Why does free float matter for index inclusion?
Because index-tracking funds cannot buy shares that do not trade. If a company has $50B in market cap but $40B is locked up with a founding family, only $10B is truly available to the public market. Weighting by total market cap would push tracker funds to buy shares that do not exist on the tape, distorting prices. Free-float weighting solves this: MSCI, S&P, FTSE Russell, and Stoxx all weight constituents by free-float-adjusted market cap. Companies with sub-15% free float can be excluded from major benchmarks entirely.
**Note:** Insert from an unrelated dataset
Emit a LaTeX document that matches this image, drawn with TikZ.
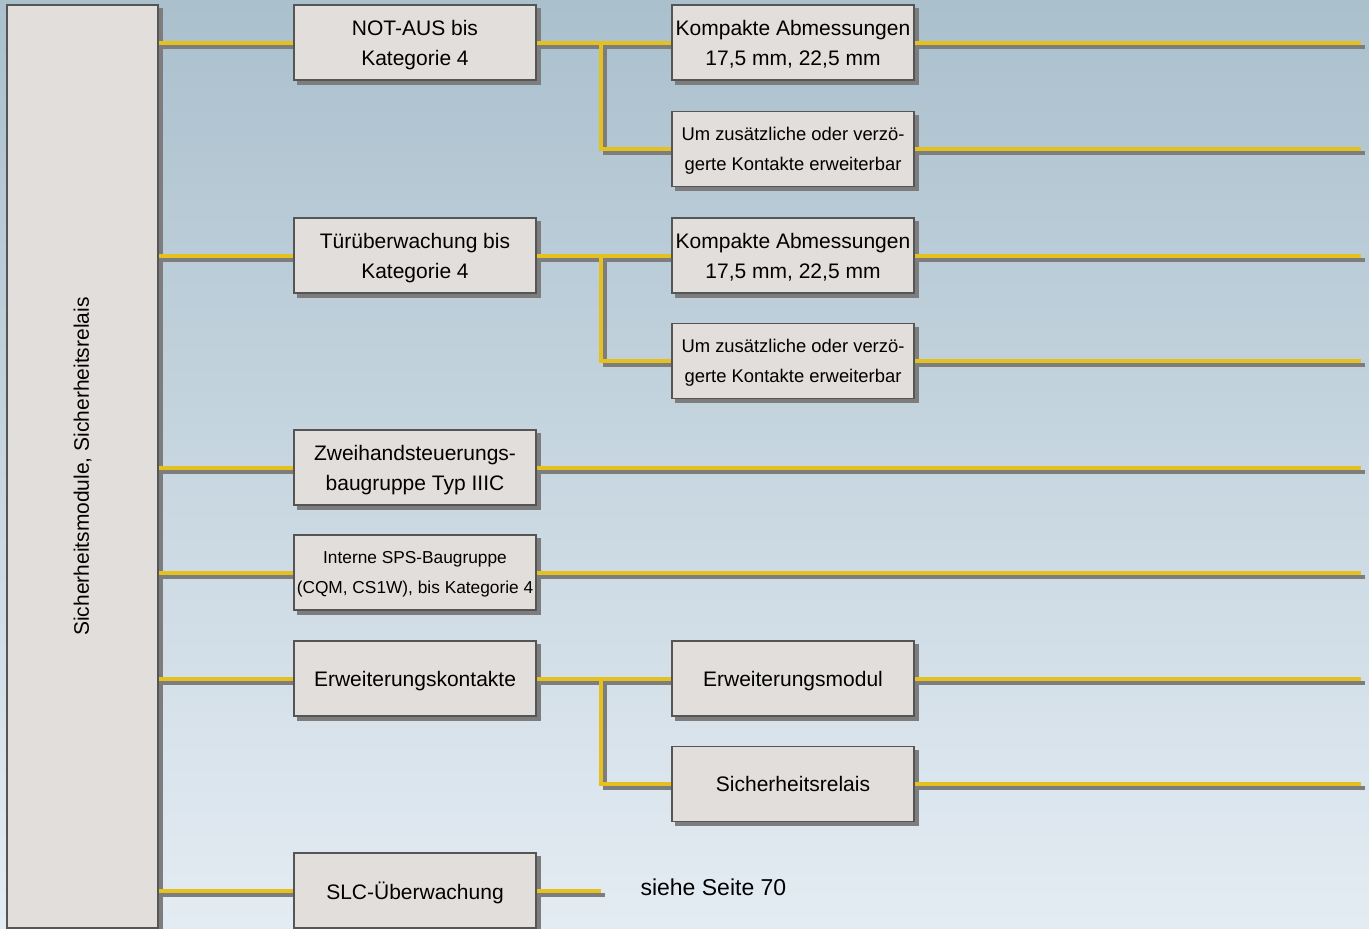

What is a "good" free-float percentage?
For index investability, most major providers prefer 25%+; below 15% often triggers exclusion. For a shareholder, higher float generally means better liquidity, tighter bid-ask spreads, and less price volatility from single-order flow. Mature blue chips typically sit at 70–95%. Family- or founder-controlled companies like Meta, Ford, or LVMH often land at 20–50%. Recent IPOs frequently start below 20% and rise as post-IPO lock-ups expire — usually 90–180 days after listing.
What is the difference between free float and public float?
They are essentially the same concept with different regulatory framing. "Public float" is the SEC's term (defined in Rule 405 of Regulation C) — non-affiliated shares multiplied by price, used to determine large-accelerated filer status. "Free float" is the index-provider and international-markets term with the same core idea. In everyday usage they are interchangeable; the differences sit in how "affiliate" or "strategic holder" is defined. For SEC filing questions use "public float"; for index weighting or trading liquidity use "free float".
How does free float change over time?
Free float is dynamic. It increases when insiders or strategic holders sell, or when post-IPO lock-up periods expire. It decreases when the company buys back public-market shares (shrinking the outstanding count while insiders keep their positions), when a new strategic investor takes a 5%+ block, or when a founder accumulates through open-market purchases. Index providers rebalance quarterly or semi-annually to reflect the current free float, which is why a company's index weight can change even without a share-price move.
Why does very low free float increase volatility?
Thin float means fewer shares available to absorb buy or sell orders. A single large order can move the price disproportionately because the liquidity pool is small. Low-float stocks also tend to show wider bid-ask spreads and higher susceptibility to short squeezes, corners, and momentum-driven runs. Traders sometimes deliberately target low-float names for volatility; institutional investors typically avoid them for the same reason. Below roughly 15% free float, a stock often behaves more like a private company with a public price tag than a genuine public equity.
How do MSCI and S&P differ in their free-float methodology?
MSCI rounds the free-float percentage to the nearest 5% band above 15% and uses that rounded figure as its Free Float Inclusion Factor. S&P uses an Investable Weight Factor with more granular treatment and, since 2017, a 50% minimum free float for inclusion in the S&P 500. FTSE Russell applies a floor-and-haircut approach with additional adjustments for foreign-ownership limits in emerging markets. All three publish their full methodology documents publicly; the calculator gives you the raw percentage that goes into each provider's formula.
Informational only. Not personalised financial, legal, or tax advice.